In the early 1990s, there wasn’t much designer jewelry in Neiman Marcus or any department stores. Their collections were limited to Henry Dunay and Jean Mahie and what’s called private label which are basic items like tennis bracelets or gold bangles picked up from manufacturers.
So, the idea Cynthia was presenting to Steve Magner was pretty novel, but he was impressed with the crown rings. “He said I will give you $6,000 to get underway on more work and Cynthia said ‘I’ll take it,’” remembers Cynthia.
The Cynthia Bach collection took off rapidly and went into several Neiman Marcus stores. Cynthia built up a clientele who was passionate about the romantic designs inspired by historic styles and loaded with details Jim added on the work bench.
Hollywood embraced the collection too. A film montage of Cynthia Bach jewels would include countless clips from the red carpet. Selma Hayek put on a diamond and platinum crown at the White House Correspondents dinner; the piece later went on tour with the 1997 The Nature of Diamonds exhibition curated by the American Museum of Natural History. Halle Berry won the Best Actress Golden Globe in a custom-made black diamond and platinum choker, earrings and bracelet all by Cynthia Bach.
At the 2017 Oscars, LaTanya Richards Jackson, actor Samuel Jackson’s wife, wore a 20.23-carat emerald and platinum ring by Cynthia Bach. Samuel Jackson is also a fan. The Kong star posted a picture on Instagram in 2015 in his crown ring with the caption, “I don’t wear jewelry that often, but I Love my Platinum & Diamond Crown ring by @cynthiabach.”
There have been countless collections Cynthia and Jim created together in a process that goes on to this day. The Crowns became a signature motif rendered in intricate rings and brooches. Lyrical Peacock Feathers were transformed into rings that climbed up the finger, wide bracelets and pendant earrings. Then there was the Gitane collection which is a hat tip to the gold work that Jim specializes in.
Once Cynthia completes her designs, Jim carves a wax and covers it in detail. Engraving, filigree and milligrain are just a few of the master techniques Jim implements. “If there is a smooth place I am going to make it textured somehow,” Jim explains. “We don’t have smooth surfaces,” Cynthia adds. “We don’t have straight lines.”

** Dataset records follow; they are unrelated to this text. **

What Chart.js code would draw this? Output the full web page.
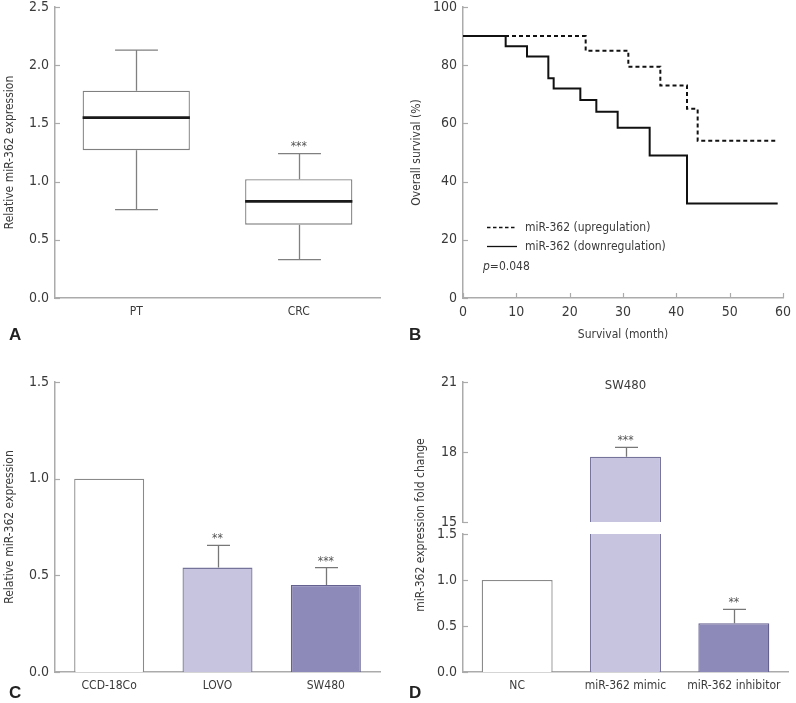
<!DOCTYPE html>
<html>
<head>
<meta charset="utf-8">
<script src="https://cdn.jsdelivr.net/npm/chart.js@4.4.1/dist/chart.umd.min.js"></script>
<style>
  body { margin: 0; background: #fff; }
  #page { position: relative; width: 796px; height: 703px; overflow: hidden; background: #fff;
          font-family: "Liberation Sans Narrow", "DejaVu Sans Condensed", Roboto, sans-serif; color: #3a3a3a; }
  canvas { position: absolute; }
  .letter { position: absolute; font-family: "Liberation Sans", Arial, sans-serif; font-weight: bold;
            font-size: 17px; line-height: 17px; color: #222; }
  #dTitle { position: absolute; left: 295px; top: 516px; width: 250px; height: 18px; line-height: 18px;
            text-align: center; font-size: 12px; transform: rotate(-90deg); transform-origin: 50% 50%; }
</style>
</head>
<body>
<div id="page">
  <canvas id="chartA" width="398" height="345" style="left:0;top:0"></canvas>
  <canvas id="chartB" width="396" height="345" style="left:400px;top:0"></canvas>
  <canvas id="chartC" width="398" height="358" style="left:0;top:345px"></canvas>
  <canvas id="chartDTop" width="396" height="185" style="left:400px;top:345px"></canvas>
  <canvas id="chartDBottom" width="396" height="178" style="left:400px;top:525px"></canvas>
  <div id="dTitle">miR-362 expression fold change</div>
  <div class="letter" style="left:9px;top:326px">A</div>
  <div class="letter" style="left:409px;top:326px">B</div>
  <div class="letter" style="left:9px;top:684px">C</div>
  <div class="letter" style="left:409px;top:684px">D</div>
</div>
<script>
// A: box plot, tumour vs. adjacent tissue
var boxGroups = ['PT', 'CRC'];
var boxMin = [0.76, 0.33];
var boxQ1 = [1.27, 0.63];
var boxMedian = [1.55, 0.83];
var boxQ3 = [1.78, 1.02];
var boxMax = [2.13, 1.24];
var boxStars = ['', '***'];

// B: Kaplan-Meier curves
var upMonths = [0, 23, 31, 37, 42, 44, 59];
var upSurvival = [90, 85, 79.5, 73, 65, 54, 54];
var downMonths = [0, 8, 12, 16, 17, 22, 25, 29, 35, 42, 59];
var downSurvival = [90, 86.5, 83, 75.5, 72, 68, 64, 58.5, 49, 32.5, 32.5];
var kmLabels = ['miR-362 (upregulation)', 'miR-362 (downregulation)'];
var pText = '=0.048';

// C: cell lines
var cellLines = ['CCD-18Co', 'LOVO', 'SW480'];
var cellValues = [1.0, 0.54, 0.45];
var cellErrors = [0, 0.115, 0.09];
var cellStars = ['', '**', '***'];

// D: SW480 transfection
var groups = ['NC', 'miR-362 mimic', 'miR-362 inhibitor'];
var groupValues = [1.0, 17.8, 0.53];
var groupErrors = [0, 0.4, 0.15];
var groupStars = ['', '***', '**'];

var FONT = '"Liberation Sans Narrow", "DejaVu Sans Condensed", Roboto, sans-serif';
var AXIS = '#ababab';
var TEXT = '#3a3a3a';
var LIGHT = '#c6c4de';
var DARK = '#8d89b9';

Chart.defaults.font.family = FONT;
Chart.defaults.color = TEXT;
Chart.defaults.animation = false;
Chart.defaults.plugins.legend.display = false;
Chart.defaults.plugins.tooltip.enabled = false;

function yAxis(min, max, step, width, dec, title, titlePad) {
    return {
        min: min, max: max,
        grid: { display: false, drawTicks: false },
        border: { color: AXIS, width: 1.5 },
        ticks: { stepSize: step, padding: 6, color: TEXT, font: { size: 14 },
                 callback: function (v) { return v.toFixed(dec); } },
        title: { display: !!title, text: title, color: TEXT, font: { size: 12 }, padding: { top: titlePad } },
        afterFit: function (s) { s.width = width; s.paddingTop = 0; s.paddingBottom = 0; }
    };
}
function xCategory(height, show) {
    return {
        display: show,
        grid: { display: false, drawTicks: false },
        border: { color: AXIS, width: 1.5 },
        ticks: { padding: 7, color: TEXT, font: { size: 12 } },
        afterFit: function (s) { s.height = height; s.paddingLeft = 0; s.paddingRight = 0; }
    };
}

// small tick marks drawn on the inside of the axes
var innerTicks = {
    id: 'innerTicks',
    afterDraw: function (chart, args, opts) {
        var ctx = chart.ctx, a = chart.chartArea;
        ctx.save();
        ctx.strokeStyle = AXIS;
        ctx.lineWidth = 1.2;
        if (opts.y) {
            var ys = chart.scales.y;
            ys.ticks.forEach(function (t) {
                var p = Math.round(ys.getPixelForValue(t.value)) + 0.5;
                ctx.beginPath(); ctx.moveTo(a.left, p); ctx.lineTo(a.left + 5, p); ctx.stroke();
            });
        }
        if (opts.x) {
            var xs = chart.scales.x;
            xs.ticks.forEach(function (t) {
                var p = Math.round(xs.getPixelForValue(t.value)) + 0.5;
                ctx.beginPath(); ctx.moveTo(p, a.bottom); ctx.lineTo(p, a.bottom - 5); ctx.stroke();
            });
        }
        ctx.restore();
    }
};

function drawStars(ctx, text, x, y) {
    ctx.fillStyle = '#555';
    ctx.font = '12px ' + FONT;
    ctx.textAlign = 'center';
    ctx.textBaseline = 'alphabetic';
    ctx.fillText(text, x, y);
}

// whiskers, caps and median for the box plot
var boxWhiskers = {
    id: 'boxWhiskers',
    afterDatasetsDraw: function (chart) {
        var ctx = chart.ctx, y = chart.scales.y, meta = chart.getDatasetMeta(0);
        ctx.save();
        meta.data.forEach(function (bar, i) {
            var x = Math.round(bar.x) + 0.5, half = bar.width / 2, cap = bar.width * 0.2;
            var pMin = y.getPixelForValue(boxMin[i]), pMax = y.getPixelForValue(boxMax[i]);
            var pQ1 = y.getPixelForValue(boxQ1[i]), pQ3 = y.getPixelForValue(boxQ3[i]);
            var pMed = y.getPixelForValue(boxMedian[i]);
            ctx.strokeStyle = '#808080';
            ctx.lineWidth = 1.3;
            ctx.beginPath();
            ctx.moveTo(x, pQ3); ctx.lineTo(x, pMax);
            ctx.moveTo(x - cap, pMax); ctx.lineTo(x + cap, pMax);
            ctx.moveTo(x, pQ1); ctx.lineTo(x, pMin);
            ctx.moveTo(x - cap, pMin); ctx.lineTo(x + cap, pMin);
            ctx.stroke();
            ctx.strokeStyle = '#1a1a1a';
            ctx.lineWidth = 2.6;
            ctx.beginPath();
            ctx.moveTo(bar.x - half, pMed); ctx.lineTo(bar.x + half, pMed);
            ctx.stroke();
            if (boxStars[i]) drawStars(ctx, boxStars[i], bar.x, pMax - 4);
        });
        ctx.restore();
    }
};

// one-sided error bars and significance stars
var errorBars = {
    id: 'errorBars',
    afterDatasetsDraw: function (chart, args, opts) {
        var ctx = chart.ctx, y = chart.scales.y, a = chart.chartArea, meta = chart.getDatasetMeta(0);
        ctx.save();
        ctx.beginPath();
        ctx.rect(a.left, a.top - 1, a.right - a.left, a.bottom - a.top + 2);
        ctx.clip();
        meta.data.forEach(function (bar, i) {
            var v = opts.values[i], e = opts.errors[i];
            var x = Math.round(bar.x) + 0.5;
            var top = y.getPixelForValue(v + e), base = y.getPixelForValue(v);
            if (e > 0) {
                ctx.strokeStyle = '#777';
                ctx.lineWidth = 1.3;
                ctx.beginPath();
                ctx.moveTo(x, base); ctx.lineTo(x, top);
                ctx.moveTo(x - 11.5, top); ctx.lineTo(x + 11.5, top);
                ctx.stroke();
            }
            if (opts.stars[i]) drawStars(ctx, opts.stars[i], bar.x, top - 3);
        });
        ctx.restore();
    }
};

// legend + p value inside panel B
var kmLegend = {
    id: 'kmLegend',
    afterDraw: function (chart) {
        var ctx = chart.ctx, a = chart.chartArea;
        ctx.save();
        ctx.strokeStyle = '#111';
        ctx.lineWidth = 1.3;
        ctx.setLineDash([3.5, 2.5]);
        ctx.beginPath(); ctx.moveTo(a.left + 24, 227.5); ctx.lineTo(a.left + 54, 227.5); ctx.stroke();
        ctx.setLineDash([]);
        ctx.beginPath(); ctx.moveTo(a.left + 24, 246.5); ctx.lineTo(a.left + 54, 246.5); ctx.stroke();
        ctx.fillStyle = TEXT;
        ctx.font = '12px ' + FONT;
        ctx.textAlign = 'left';
        ctx.textBaseline = 'middle';
        ctx.fillText(kmLabels[0], a.left + 62, 228);
        ctx.fillText(kmLabels[1], a.left + 62, 247);
        ctx.font = 'italic 12px ' + FONT;
        ctx.fillText('p', a.left + 20, 267);
        var w = ctx.measureText('p').width;
        ctx.font = '12px ' + FONT;
        ctx.fillText(pText, a.left + 20 + w, 267);
        ctx.restore();
    }
};

// "SW480" heading of panel D
var panelHeading = {
    id: 'panelHeading',
    afterDraw: function (chart, args, opts) {
        var ctx = chart.ctx, a = chart.chartArea;
        ctx.save();
        ctx.fillStyle = TEXT;
        ctx.font = '13px ' + FONT;
        ctx.textAlign = 'center';
        ctx.textBaseline = 'middle';
        ctx.fillText(opts.text, (a.left + a.right) / 2, a.top + 4);
        ctx.restore();
    }
};

// ---- A
new Chart(document.getElementById('chartA'), {
    type: 'bar',
    data: {
        labels: boxGroups,
        datasets: [{
            data: boxQ1.map(function (q, i) { return [q, boxQ3[i]]; }),
            backgroundColor: '#fff',
            borderColor: '#808080',
            borderWidth: 1.3,
            borderSkipped: false,
            barPercentage: 0.66,
            categoryPercentage: 1
        }]
    },
    options: {
        responsive: false,
        layout: { autoPadding: false, padding: { top: 7, right: 18, bottom: 0, left: 0 } },
        scales: {
            x: xCategory(47, true),
            y: yAxis(0, 2.5, 0.5, 55, 1, 'Relative miR-362 expression', 3)
        },
        plugins: { innerTicks: { y: true } }
    },
    plugins: [innerTicks, boxWhiskers]
});

// ---- B
new Chart(document.getElementById('chartB'), {
    type: 'line',
    data: {
        datasets: [{
            data: upMonths.map(function (m, i) { return { x: m, y: upSurvival[i] }; }),
            borderColor: '#111',
            borderWidth: 2,
            borderDash: [4, 3],
            stepped: true,
            pointRadius: 0,
            fill: false
        }, {
            data: downMonths.map(function (m, i) { return { x: m, y: downSurvival[i] }; }),
            borderColor: '#111',
            borderWidth: 2,
            stepped: true,
            pointRadius: 0,
            fill: false
        }]
    },
    options: {
        responsive: false,
        layout: { autoPadding: false, padding: { top: 7, right: 13, bottom: 0, left: 0 } },
        scales: {
            x: {
                type: 'linear', min: 0, max: 60,
                grid: { display: false, drawTicks: false },
                border: { color: AXIS, width: 1.5 },
                ticks: { stepSize: 10, padding: 6, color: TEXT, font: { size: 14 } },
                title: { display: true, text: 'Survival (month)', color: TEXT, font: { size: 12 }, padding: { bottom: 3 } },
                afterFit: function (s) { s.height = 47; s.paddingLeft = 0; s.paddingRight = 0; }
            },
            y: yAxis(0, 100, 20, 63, 0, 'Overall survival (%)', 10)
        },
        plugins: { innerTicks: { x: true, y: true } }
    },
    plugins: [innerTicks, kmLegend]
});

// ---- C
new Chart(document.getElementById('chartC'), {
    type: 'bar',
    data: {
        labels: cellLines,
        datasets: [{
            data: cellValues,
            backgroundColor: ['#fff', LIGHT, DARK],
            borderColor: ['#8a8a8a', '#75739a', '#64608f'],
            borderWidth: 1.3,
            barPercentage: 0.646,
            categoryPercentage: 1
        }]
    },
    options: {
        responsive: false,
        layout: { autoPadding: false, padding: { top: 37, right: 18, bottom: 0, left: 0 } },
        scales: {
            x: xCategory(31, true),
            y: yAxis(0, 1.5, 0.5, 55, 1, 'Relative miR-362 expression', 3)
        },
        plugins: {
            innerTicks: { y: true },
            errorBars: { values: cellValues, errors: cellErrors, stars: cellStars }
        }
    },
    plugins: [innerTicks, errorBars]
});

// ---- D (broken axis: upper 15-21, lower 0-1.5)
function dDataset() {
    return {
        data: groupValues,
        backgroundColor: ['#fff', LIGHT, DARK],
        borderColor: ['#8a8a8a', '#75739a', '#64608f'],
        borderWidth: 1.3,
        barPercentage: 0.655,
        categoryPercentage: 1,
        clip: 0
    };
}
new Chart(document.getElementById('chartDTop'), {
    type: 'bar',
    data: { labels: groups, datasets: [dDataset()] },
    options: {
        responsive: false,
        layout: { autoPadding: false, padding: { top: 37, right: 8, bottom: 8, left: 0 } },
        scales: {
            x: xCategory(0, false),
            y: yAxis(15, 21, 3, 63, 0, '', 0)
        },
        plugins: {
            innerTicks: { y: true },
            errorBars: { values: groupValues, errors: groupErrors, stars: groupStars },
            panelHeading: { text: 'SW480' }
        }
    },
    plugins: [innerTicks, errorBars, panelHeading]
});
new Chart(document.getElementById('chartDBottom'), {
    type: 'bar',
    data: { labels: groups, datasets: [dDataset()] },
    options: {
        responsive: false,
        layout: { autoPadding: false, padding: { top: 9, right: 8, bottom: 0, left: 0 } },
        scales: {
            x: xCategory(31, true),
            y: yAxis(0, 1.5, 0.5, 63, 1, '', 0)
        },
        plugins: {
            innerTicks: { y: true },
            errorBars: { values: groupValues, errors: groupErrors, stars: groupStars }
        }
    },
    plugins: [innerTicks, errorBars]
});
</script>
</body>
</html>
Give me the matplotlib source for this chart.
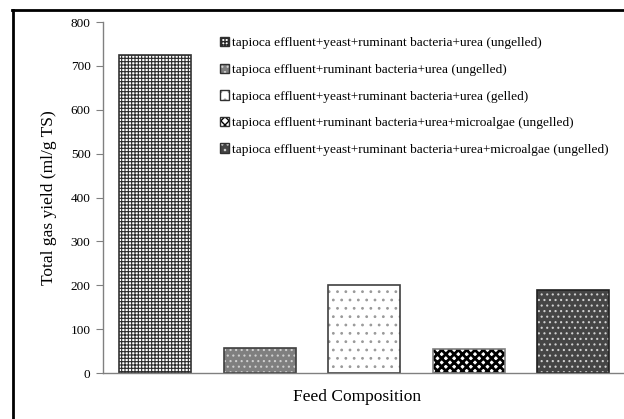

“It’s one brain it’s one mind,” is how Cynthia describes the work she and Jim do together. “I’ll have an idea or he’ll have an idea. I give him a sketch then he works into it.”
Remember when I told you at the beginning of this long tale how Taffin designer James de Givenchy, who initially learned about bench techniques from Jim Matthews, felt having a craftsman who understood your signature was critical to the finishing of a jewel? Jim and Cynthia’s life of collaboration is a very special expression of the importance of a craftsman to a signature style. There are few, if any, like it in the history of jewelry.
As you might imagine a creative person like Jim is not limited to one medium. During the course of the pandemic, the colors of gems in jewelry followed him into wood carving and the fanciful installation worthy of an art gallery that fills the couple’s entire garage. It is one of several imaginative ways he has used his skills outside the jewelry realm.
I hope with this unexpected story of Jim Matthews, the master craftsman, you are left with some of the behind-the-scenes magic that happens in jewelry because of the people who create it.